On June 8, 2009, the Bank of Latvia issued a new coin of 1 Latvian lats with the Namejs ring, which encloses the numeral 1, on the reverse. It was legal tender in the Republic of Latvia until the adoption of the Euro currency in 2014.

The graphic design was made by Ilze Lībiete, and the plaster model by Baiba Šime.

=== Novel ===
Nameja gredzens (Ring of Namejs) is a novel by Aleksandrs Grīns published in 1928 about ancient Semigallian leader Namejs.

In the novel, Namejs fights for independence of Semigallia.
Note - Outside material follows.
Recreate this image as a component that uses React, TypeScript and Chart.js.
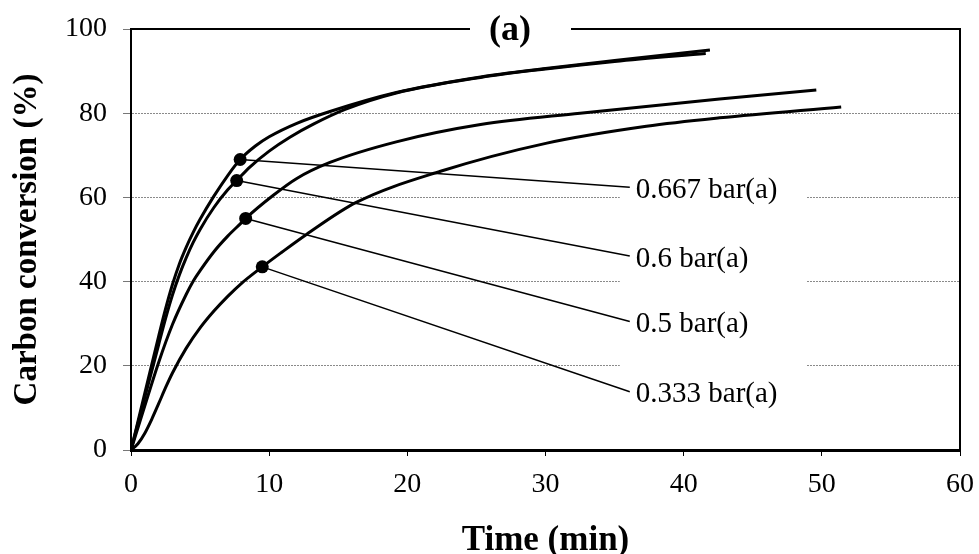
import React, { useEffect, useRef } from 'react';
import { Chart, registerables } from 'chart.js';

Chart.register(...registerables);

const FONT = "'Liberation Serif', 'Times New Roman', Times, serif";

// Series data (time in min, carbon conversion in %)
const time667 = [0, 1, 2, 2.5, 3, 3.5, 4, 4.5, 5, 6, 7, 7.9, 9, 10, 12, 14.4, 19.2, 25.3, 30, 35, 41.9];
const conv667 = [0, 13.5, 27, 33.5, 39.3, 44.2, 48.2, 51.7, 54.8, 60.3, 65.2, 69, 72.2, 74.4, 77.6, 80.4, 84.9, 88.6, 90.6, 92.5, 95.0];

const time600 = [0, 1, 2, 2.5, 3, 3.5, 4, 4.5, 5, 6, 7, 7.65, 8.6, 10, 11.5, 13.2, 15.5, 19.2, 25.3, 30, 35, 41.6];
const conv600 = [0, 12.5, 25, 31.2, 36.8, 41.6, 45.7, 49.3, 52.4, 57.6, 61.8, 64, 67.2, 71.0, 74.3, 77.4, 80.9, 84.8, 88.5, 90.5, 92.3, 94.2];

const time500 = [0, 1, 2, 3, 4, 4.5, 5, 6, 7, 8, 8.3, 10.3, 12, 14.4, 19.2, 25.3, 32.5, 42.6, 49.6];
const conv500 = [0, 10.5, 20.8, 29.8, 37, 40.1, 42.6, 47.1, 50.8, 54, 55, 60.5, 64.5, 68.3, 73.2, 77.3, 80.0, 83.4, 85.5];

const time333 = [0, 0.5, 1, 1.5, 2, 2.5, 3, 4, 5, 6, 7, 8, 9.5, 10.8, 12.7, 16.3, 22.4, 30.1, 37.3, 42.6, 51.4];
const conv333 = [0, 1.5, 4, 7.3, 11, 14.8, 18.3, 24.2, 29, 33, 36.5, 39.6, 43.5, 46.7, 51.2, 58.8, 66.2, 72.9, 76.9, 78.9, 81.5];

const seriesNames = ['0.667 bar(a)', '0.6 bar(a)', '0.5 bar(a)', '0.333 bar(a)'];
const markerTime = [7.9, 7.65, 8.3, 9.5];
const markerConv = [69, 64, 55, 43.5];
const labelTime = 36.1;
const labelConv = [62.4, 46.1, 30.5, 13.85];

const xTicks = [0, 10, 20, 30, 40, 50, 60];
const yTicks = [0, 20, 40, 60, 80, 100];

const chartTitle = '(a)';
const xTitle = 'Time (min)';
const yTitle = 'Carbon conversion (%)';

const toPts = (xs: number[], ys: number[]) => xs.map((x, i) => ({ x, y: ys[i] }));

const annotPlugin = {
  id: 'annot',
  beforeDatasetsDraw(chart: any) {
    const { ctx, scales } = chart;
    const x = scales.x, y = scales.y;
    const lx = x.getPixelForValue(labelTime);
    const top = y.getPixelForValue(labelConv[0]) - 26;
    const bottom = y.getPixelForValue(labelConv[labelConv.length - 1]) + 22;
    ctx.save();
    ctx.fillStyle = '#ffffff';
    ctx.fillRect(lx - 10, top, 187, bottom - top);
    ctx.restore();
  },
  afterDatasetsDraw(chart: any) {
    const { ctx, scales } = chart;
    const x = scales.x, y = scales.y;
    ctx.save();
    ctx.fillStyle = '#000';
    ctx.font = `29px ${FONT}`;
    ctx.textAlign = 'left';
    ctx.textBaseline = 'middle';
    seriesNames.forEach((n, i) => {
      ctx.fillText(n, x.getPixelForValue(labelTime) + 6, y.getPixelForValue(labelConv[i]) + 3);
    });
    ctx.restore();
  },
  afterDraw(chart: any) {
    const { ctx, chartArea } = chart;
    const { left, right, top, bottom } = chartArea;
    const gapL = left + 339;
    const gapR = left + 440;
    ctx.save();
    ctx.strokeStyle = '#000';
    ctx.lineWidth = 2;
    ctx.beginPath();
    ctx.moveTo(left, top);
    ctx.lineTo(gapL, top);
    ctx.moveTo(gapR, top);
    ctx.lineTo(right, top);
    ctx.moveTo(right, top - 1);
    ctx.lineTo(right, bottom);
    ctx.stroke();
    ctx.fillStyle = '#000';
    ctx.font = `bold 36px ${FONT}`;
    ctx.textAlign = 'center';
    ctx.textBaseline = 'middle';
    ctx.fillText(chartTitle, left + 379, top + 2);
    ctx.restore();
  },
};

export default function App() {
  const ref = useRef<HTMLCanvasElement | null>(null);

  useEffect(() => {
    if (!ref.current) return;
    const curve = (xs: number[], ys: number[], label: string) => ({
      label,
      data: toPts(xs, ys),
      borderColor: '#000',
      backgroundColor: '#000',
      borderWidth: 3,
      pointRadius: 0,
      cubicInterpolationMode: 'monotone' as const,
    });
    const leader = (i: number) => ({
      label: 'leader ' + seriesNames[i],
      data: [
        { x: markerTime[i], y: markerConv[i] },
        { x: labelTime, y: labelConv[i] },
      ],
      borderColor: '#000',
      backgroundColor: '#000',
      borderWidth: 1.5,
      pointRadius: [6.5, 0],
      pointBorderWidth: 0,
      tension: 0,
    });
    const chart = new Chart(ref.current, {
      type: 'line',
      data: {
        datasets: [
          curve(time667, conv667, seriesNames[0]),
          curve(time600, conv600, seriesNames[1]),
          curve(time500, conv500, seriesNames[2]),
          curve(time333, conv333, seriesNames[3]),
          leader(0),
          leader(1),
          leader(2),
          leader(3),
        ] as any,
      },
      options: {
        animation: false,
        responsive: false,
        devicePixelRatio: 1,
        layout: { padding: { left: 0, right: 19, top: 29, bottom: 0 } },
        plugins: {
          legend: { display: false },
          tooltip: { enabled: false },
        },
        scales: {
          x: {
            type: 'linear',
            min: 0,
            max: 60,
            afterBuildTicks: (s: any) => {
              s.ticks = xTicks.map((v) => ({ value: v }));
            },
            afterFit: (s: any) => {
              s.height = 104;
              s.paddingLeft = 0;
              s.paddingRight = 0;
            },
            ticks: {
              color: '#000',
              font: { family: FONT, size: 28 },
              padding: 12,
              maxRotation: 0,
            },
            grid: {
              drawOnChartArea: false,
              drawTicks: true,
              tickLength: 6,
              tickColor: '#000',
              tickWidth: 1,
            },
            border: { display: true, color: '#000', width: 3 },
            title: {
              display: true,
              text: xTitle,
              color: '#000',
              font: { family: FONT, size: 35, weight: 'bold', lineHeight: 0.5 },
              padding: { top: 0, bottom: 4 },
            },
          },
          y: {
            type: 'linear',
            min: 0,
            max: 100,
            afterBuildTicks: (s: any) => {
              s.ticks = yTicks.map((v) => ({ value: v }));
            },
            afterFit: (s: any) => {
              s.width = 131;
              s.paddingTop = 0;
              s.paddingBottom = 0;
            },
            ticks: {
              color: '#000',
              font: { family: FONT, size: 28 },
              padding: 16,
            },
            grid: {
              drawOnChartArea: true,
              drawTicks: true,
              tickLength: 8,
              tickColor: '#777',
              tickWidth: 1,
              lineWidth: 1,
              color: (c: any) =>
                c.tick && (c.tick.value === 0 || c.tick.value === 100) ? 'rgba(0,0,0,0)' : '#8a8a8a',
            },
            border: { display: true, color: '#000', width: 2, dash: [2, 1] },
            title: {
              display: true,
              text: yTitle,
              color: '#000',
              font: { family: FONT, size: 33, weight: 'bold' },
              padding: { top: 8, bottom: 0 },
            },
          },
        },
      },
      plugins: [annotPlugin],
    } as any);
    return () => chart.destroy();
  }, []);

  return (
    <div style={{ position: 'absolute', left: 0, top: 0, width: 979, height: 554 }}>
      <canvas ref={ref} width={979} height={554} style={{ display: 'block' }} />
    </div>
  );
}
It is fictional rather than historical, and is not based on specific facts of Latvian history.

=== Film===
The Pagan King (Nameja gredzens) is a historical fiction film directed by Latvian film director and producer Aigars Grauba. The story takes place in the 13th century in Semigallia and is about a Semigallian leader Namejs, who, after the death of King Viesturs, receives the Namejs ring (ring of power) and the right to rule, and his fight against the invasion of the German crusaders into the territory of Latvia.

The film was shot from 2014 to 2017 with a total budget of 3 million euros, making it one of the most expensive Latvian films. On January 17, 2018, attendees of the premiere included the President of Latvia Raimonds Vējonis, state officials, politicians, entrepreneurs and film crew.